• Required task: Return nothing but the lines from the one with "Write a web" through the one with "const points = incomeX.map((x, i)" in the data below, word for word and without pictures.

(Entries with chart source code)
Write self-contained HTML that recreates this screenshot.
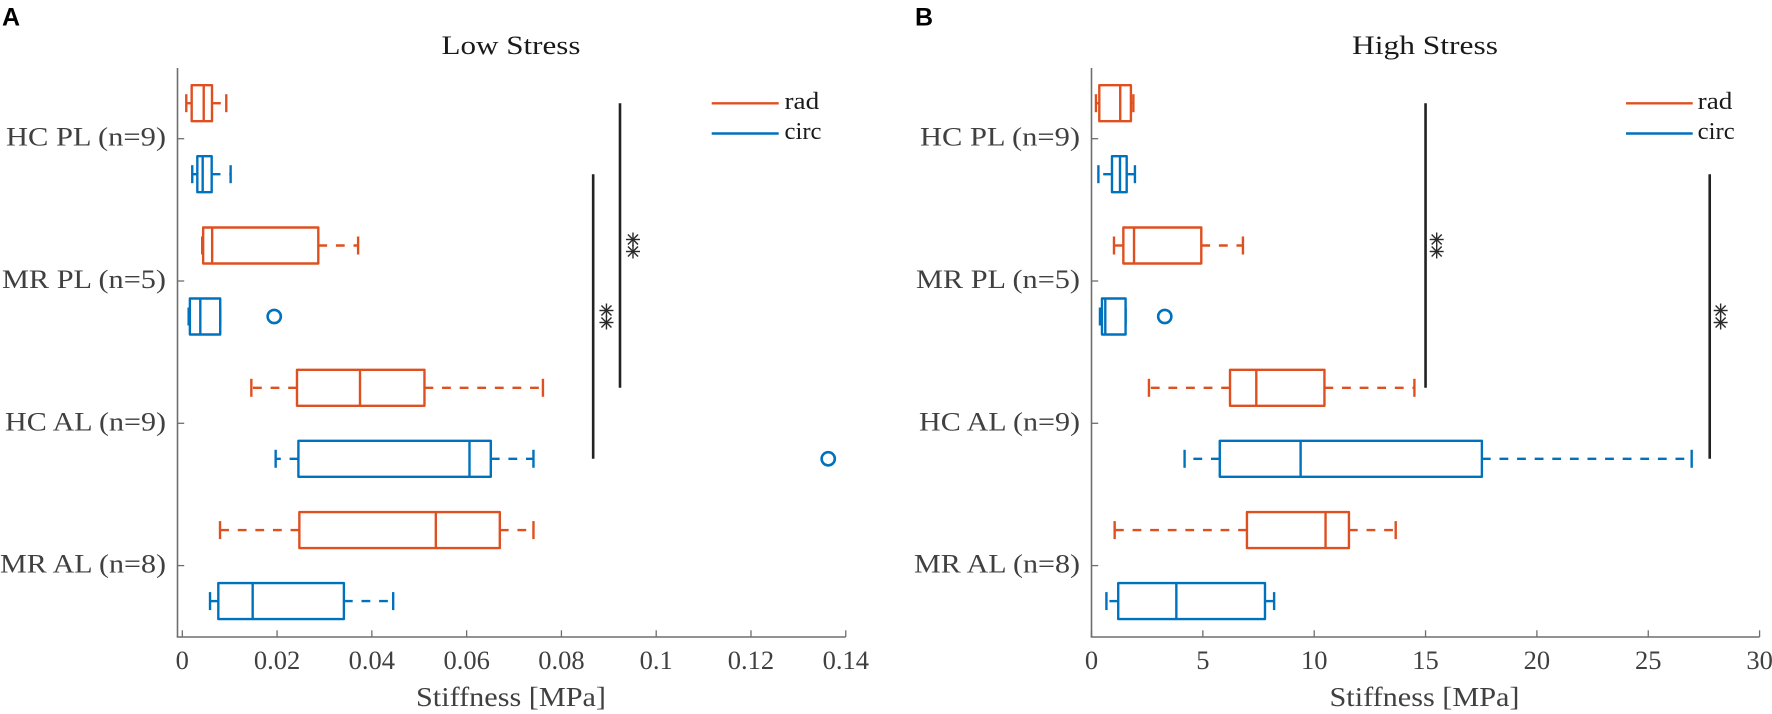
<!DOCTYPE html>
<html lang="en">
<head>
<meta charset="utf-8">
<title>Stiffness at Low and High Stress</title>
<style>
html,body{margin:0;padding:0;background:#fff;width:1772px;height:714px;overflow:hidden}
svg{display:block}
text{font-family:"Liberation Serif",serif;fill:#404040}
.panel-letter{font-family:"Liberation Sans",sans-serif;font-weight:700;font-size:25px;fill:#000}
.title{font-size:26px;fill:#1a1a1a;text-anchor:middle}
.legend-text{font-size:24px;fill:#1a1a1a}
</style>
</head>
<body>
<svg id="figure" xmlns="http://www.w3.org/2000/svg" width="1772" height="714" viewBox="0 0 1772 714">
  <text class="panel-letter" x="2" y="25.5">A</text>
  <text class="panel-letter" x="915" y="25.5">B</text>
  <text class="title" x="511" y="54" textLength="139" lengthAdjust="spacingAndGlyphs">Low Stress</text>
  <text class="title" x="1425" y="54" textLength="146" lengthAdjust="spacingAndGlyphs">High Stress</text>
  <g id="panel-low"></g>
  <g id="panel-high"></g>
  <g>
    <line x1="711.7" x2="778.7" y1="103.3" y2="103.3" stroke="#df5020" stroke-width="2.4"/>
    <text class="legend-text" x="784.5" y="109" textLength="34.7" lengthAdjust="spacingAndGlyphs">rad</text>
    <line x1="711.7" x2="778.7" y1="133.5" y2="133.5" stroke="#0072bd" stroke-width="2.4"/>
    <text class="legend-text" x="784.5" y="139" textLength="37" lengthAdjust="spacingAndGlyphs">circ</text>
  </g>
  <g>
    <line x1="1626" x2="1692.7" y1="103.3" y2="103.3" stroke="#df5020" stroke-width="2.4"/>
    <text class="legend-text" x="1697.7" y="109" textLength="34.7" lengthAdjust="spacingAndGlyphs">rad</text>
    <line x1="1626" x2="1692.7" y1="133.5" y2="133.5" stroke="#0072bd" stroke-width="2.4"/>
    <text class="legend-text" x="1697.7" y="139" textLength="37" lengthAdjust="spacingAndGlyphs">circ</text>
  </g>
</svg>
<script>
// Data: each stats row is [lower whisker, Q1, median, Q3, upper whisker]
const categories = ['HC PL (n=9)', 'MR PL (n=5)', 'HC AL (n=9)', 'MR AL (n=8)'];

const lowTicks = [0, 0.02, 0.04, 0.06, 0.08, 0.1, 0.12, 0.14];
const lowTickLabels = ['0', '0.02', '0.04', '0.06', '0.08', '0.1', '0.12', '0.14'];
const highTicks = [0, 5, 10, 15, 20, 25, 30];
const highTickLabels = ['0', '5', '10', '15', '20', '25', '30'];

const lowRad = [
  [0.00084, 0.00198, 0.00452, 0.00627, 0.00928],
  [0.0042, 0.0044, 0.0063, 0.0287, 0.0371],
  [0.01457, 0.0242, 0.0375, 0.0511, 0.0761],
  [0.00796, 0.0247, 0.0535, 0.0670, 0.0741]
];
const lowCirc = [
  [0.0021, 0.00317, 0.0043, 0.0062, 0.0102],
  [0.00134, 0.0016, 0.0038, 0.0080, 0.0080],
  [0.0197, 0.0245, 0.0606, 0.0651, 0.0741],
  [0.00585, 0.0076, 0.01485, 0.0341, 0.0445]
];
const lowCircOutliers = [null, 0.0194, 0.1363, null];

const highRad = [
  [0.2, 0.35, 1.29, 1.77, 1.88],
  [1.01, 1.43, 1.91, 4.93, 6.8],
  [2.58, 6.22, 7.4, 10.46, 14.5],
  [1.04, 6.98, 10.51, 11.56, 13.66]
];
const highCirc = [
  [0.31, 0.92, 1.28, 1.58, 1.95],
  [0.38, 0.47, 0.62, 1.53, 1.53],
  [4.18, 5.76, 9.39, 17.53, 26.95],
  [0.67, 1.2, 3.81, 7.79, 8.2]
];
const highCircOutliers = [null, 3.29, null, null];

// Significance brackets: x value and the series they connect (HC PL to HC AL)
const lowSigValues = [0.09236, 0.0867];
const lowSigStarValues = [0.0951, 0.0895];
const highSigValues = [15.0, 27.76];
const highSigStarValues = [15.5, 28.25];

// Axis functions
const yTop = 68, yBottom = 637;
const rowOffset = 35.5, boxHalf = 18, capHalf = 9;
function rowY(i) { return 138.7 + 142.3 * i; }
function lowX(v) { return 182.3 + 4739 * v; }
function highX(v) { return 1091.5 + 22.27 * v; }

const NS = 'http://www.w3.org/2000/svg';
const RAD = '#df5020', CIRC = '#0072bd', AXIS = '#6e6e6e', INK = '#404040';
const LABEL_WIDTHS = [160, 164, 161, 166];
const MARK_W = 2.4;

function mk(parent, tag, attrs) {
  const el = document.createElementNS(NS, tag);
  for (const k in attrs) el.setAttribute(k, attrs[k]);
  parent.appendChild(el);
  return el;
}
function slug(s) { return s.split(' (')[0].toLowerCase().replace(/ /g, '-'); }

function drawBox(g, stats, y, x, color, outlier, name) {
  const box = mk(g, 'g', {});
  
  
  const dash = { stroke: color, 'stroke-width': MARK_W, fill: 'none', 'stroke-dasharray': '8.8 8.8' };
  const low = mk(box, 'line', Object.assign({ x1: x(stats[1]), x2: x(stats[0]), y1: y, y2: y }, dash));
  
  
  const high = mk(box, 'line', Object.assign({ x1: x(stats[3]), x2: x(stats[4]), y1: y, y2: y }, dash));
  
  
  const capStyle = { stroke: color, 'stroke-width': MARK_W };
  const capLow = mk(box, 'line', Object.assign({ x1: x(stats[0]), x2: x(stats[0]), y1: y - capHalf, y2: y + capHalf }, capStyle));
  
  
  const capHigh = mk(box, 'line', Object.assign({ x1: x(stats[4]), x2: x(stats[4]), y1: y - capHalf, y2: y + capHalf }, capStyle));
  
  
  const rect = mk(box, 'rect', {
    x: x(stats[1]), y: y - boxHalf, width: x(stats[3]) - x(stats[1]), height: boxHalf * 2,
    fill: '#fff', stroke: color, 'stroke-width': MARK_W, 'stroke-linejoin': 'round'
  });
  
  
  const med = mk(box, 'line', { x1: x(stats[2]), x2: x(stats[2]), y1: y - boxHalf, y2: y + boxHalf, stroke: color, 'stroke-width': MARK_W });
  
  
  if (outlier !== null && outlier !== undefined) {
    const c = mk(box, 'circle', { cx: x(outlier), cy: y, r: 6.6, fill: 'none', stroke: color, 'stroke-width': 2.6 });
    
    
  }
}

function drawStar(g, cx, cy) {
  const r = 7, d = r * 0.72;
  const segs = [[-r, 0, r, 0], [0, -r, 0, r], [-d, -d, d, d], [-d, d, d, -d]];
  segs.forEach(function (s) {
    mk(g, 'line', { x1: cx + s[0], y1: cy + s[1], x2: cx + s[2], y2: cy + s[3], stroke: '#2a2a2a', 'stroke-width': 1.4 });
  });
}

function drawPanel(id, x, ticks, tickLabels, rad, circ, outliers, sig, sigStars, labelCenter) {
  const g = document.getElementById(id);
  const x0 = x === lowX ? 177.5 : 1091.5;
  const x1 = x(ticks[ticks.length - 1]);

  // axes
  const yAxis = mk(g, 'line', { x1: x0, x2: x0, y1: yTop, y2: yBottom, stroke: AXIS, 'stroke-width': 1.6 });
  
  
  const xAxis = mk(g, 'line', { x1: x0 - 0.8, x2: x1, y1: yBottom, y2: yBottom, stroke: AXIS, 'stroke-width': 1.6 });
  
  

  // x ticks
  ticks.forEach(function (t, i) {
    const tick = mk(g, 'line', { x1: x(t), x2: x(t), y1: yBottom, y2: yBottom - 6.7, stroke: AXIS, 'stroke-width': 1.3 });
    
    
    const lab = mk(g, 'text', { x: x(t), y: 669, 'text-anchor': 'middle', 'font-size': 26.5 });
    lab.textContent = tickLabels[i];
    
    
  });

  // y ticks and labels
  categories.forEach(function (c, i) {
    const tick = mk(g, 'line', { x1: x0, x2: x0 + 6.7, y1: rowY(i), y2: rowY(i), stroke: AXIS, 'stroke-width': 1.3 });
    
    
    const lab = mk(g, 'text', {
      x: x0 - 11.5, y: rowY(i) + 7, 'text-anchor': 'end', 'font-size': 26.5,
      textLength: LABEL_WIDTHS[i], lengthAdjust: 'spacingAndGlyphs'
    });
    lab.textContent = c;
    
    
  });

  // x axis title
  const xt = mk(g, 'text', {
    x: labelCenter, y: 706, 'text-anchor': 'middle', 'font-size': 27,
    textLength: 190, lengthAdjust: 'spacingAndGlyphs'
  });
  xt.textContent = 'Stiffness [MPa]';
  
  

  // boxes
  categories.forEach(function (c, i) {
    drawBox(g, rad[i], rowY(i) - rowOffset, x, RAD, null, slug(c) + '-rad');
    drawBox(g, circ[i], rowY(i) + rowOffset, x, CIRC, outliers[i], slug(c) + '-circ');
  });

  // significance brackets: first connects rad series, second the circ series (HC PL to HC AL)
  sig.forEach(function (v, i) {
    const off = i === 0 ? -rowOffset : rowOffset;
    const bar = mk(g, 'line', { x1: x(v), x2: x(v), y1: rowY(0) + off, y2: rowY(2) + off, stroke: '#222', 'stroke-width': 2.6 });
    
    
    const stars = mk(g, 'g', {});
    
    
    const mid = (rowY(0) + rowY(2)) / 2 + off;
    drawStar(stars, x(sigStars[i]), mid - 6);
    drawStar(stars, x(sigStars[i]), mid + 6);
  });
}

drawPanel('panel-low', lowX, lowTicks, lowTickLabels, lowRad, lowCirc, lowCircOutliers, lowSigValues, lowSigStarValues, 511);
drawPanel('panel-high', highX, highTicks, highTickLabels, highRad, highCirc, highCircOutliers, highSigValues, highSigStarValues, 1424.5);
</script>
</body>
</html>
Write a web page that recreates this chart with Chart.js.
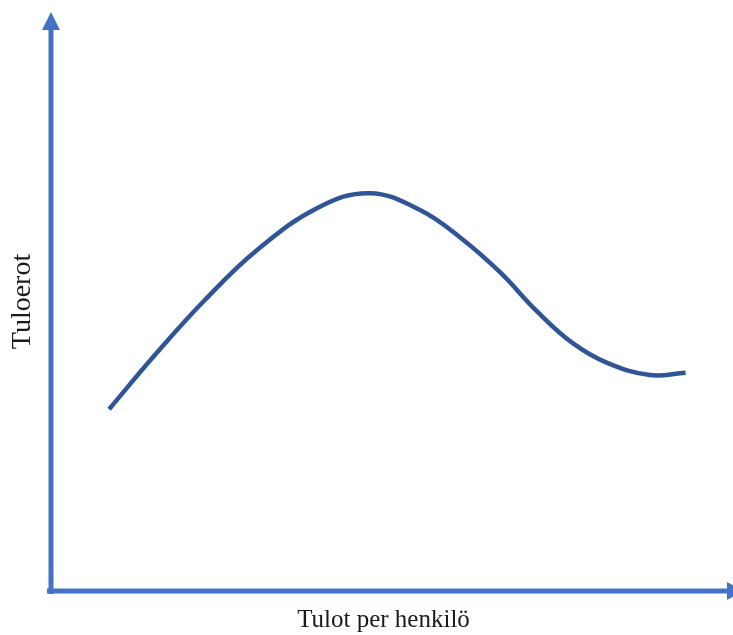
<!DOCTYPE html>
<html>
<head>
<meta charset="utf-8">
<script src="https://cdn.jsdelivr.net/npm/chart.js@4"></script>
<style>
  html, body { margin: 0; padding: 0; background: #ffffff; }
  #wrap { width: 733px; height: 635px; position: relative; }
</style>
</head>
<body>
<div id="wrap"><canvas id="c"></canvas></div>
<script>
// Data (x: income per person, y: income inequality)
const incomeX = [8.6, 15.4, 22.8, 30.5, 39.5, 47.2, 54.6, 60.5, 66.4, 72.0, 77.2, 82.3, 88.6, 93.9];
const inequalityY = [31.4, 40.8, 50.3, 58.9, 66.2, 68.7, 65.8, 61.1, 55.1, 48.2, 42.8, 39.4, 37.3, 37.7];
const xTitle = 'Tulot per henkilö';
const yTitle = 'Tuloerot';

const points = incomeX.map((x, i) => ({ x: x, y: inequalityY[i] }));

const axisArrows = {
  id: 'axisArrows',
  beforeDatasetsDraw(chart) {
    const ctx = chart.ctx;
    const a = chart.chartArea;
    const w = chart.width;
    const col = '#4472C4';
    ctx.save();
    ctx.strokeStyle = col;
    ctx.fillStyle = col;
    ctx.lineWidth = 5;
    ctx.lineCap = 'butt';
    // y axis shaft
    ctx.beginPath();
    ctx.moveTo(a.left, a.bottom + 3);
    ctx.lineTo(a.left, a.top + 16);
    ctx.stroke();
    // y arrow head
    ctx.beginPath();
    ctx.moveTo(a.left, a.top);
    ctx.lineTo(a.left - 9, a.top + 18);
    ctx.lineTo(a.left + 9, a.top + 18);
    ctx.closePath();
    ctx.fill();
    // x axis shaft
    ctx.beginPath();
    ctx.moveTo(a.left - 4, a.bottom);
    ctx.lineTo(w - 4, a.bottom);
    ctx.stroke();
    // x arrow head
    ctx.beginPath();
    ctx.moveTo(w + 11, a.bottom);
    ctx.lineTo(w - 6, a.bottom - 9);
    ctx.lineTo(w - 6, a.bottom + 9);
    ctx.closePath();
    ctx.fill();
    ctx.restore();
  }
};

new Chart(document.getElementById('c'), {
  type: 'line',
  data: {
    datasets: [{
      data: points,
      borderColor: '#2F5597',
      borderWidth: 4.5,
      pointRadius: 0,
      fill: false,
      tension: 0.4,
      borderCapStyle: 'butt'
    }]
  },
  options: {
    responsive: true,
    maintainAspectRatio: false,
    animation: false,
    layout: { padding: { left: 0, right: 17, top: 12, bottom: 0 } },
    plugins: { legend: { display: false }, tooltip: { enabled: false } },
    scales: {
      x: {
        type: 'linear', min: 0, max: 98.4,
        grid: { display: false, drawTicks: false },
        border: { display: false },
        ticks: { display: false },
        title: {
          display: true, text: xTitle, color: '#1a1a1a',
          font: { family: '"Liberation Serif", "Times New Roman", serif', size: 25 },
          padding: { top: 14, bottom: 0 }
        }
      },
      y: {
        type: 'linear', min: 0, max: 100,
        grid: { display: false, drawTicks: false },
        border: { display: false },
        ticks: { display: false },
        title: {
          display: true, text: yTitle, color: '#1a1a1a',
          font: { family: '"Liberation Serif", "Times New Roman", serif', size: 28 },
          padding: { top: 5.7, bottom: 11.7 }
        }
      }
    }
  },
  plugins: [axisArrows]
});
</script>
</body>
</html>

• Written answer:
Write a web page that recreates this chart with Chart.js.
<!DOCTYPE html>
<html>
<head>
<meta charset="utf-8">
<script src="https://cdn.jsdelivr.net/npm/chart.js@4"></script>
<style>
  html, body { margin: 0; padding: 0; background: #ffffff; }
  #wrap { width: 733px; height: 635px; position: relative; }
</style>
</head>
<body>
<div id="wrap"><canvas id="c"></canvas></div>
<script>
// Data (x: income per person, y: income inequality)
const incomeX = [8.6, 15.4, 22.8, 30.5, 39.5, 47.2, 54.6, 60.5, 66.4, 72.0, 77.2, 82.3, 88.6, 93.9];
const inequalityY = [31.4, 40.8, 50.3, 58.9, 66.2, 68.7, 65.8, 61.1, 55.1, 48.2, 42.8, 39.4, 37.3, 37.7];
const xTitle = 'Tulot per henkilö';
const yTitle = 'Tuloerot';

const points = incomeX.map((x, i) => ({ x: x, y: inequalityY[i] }));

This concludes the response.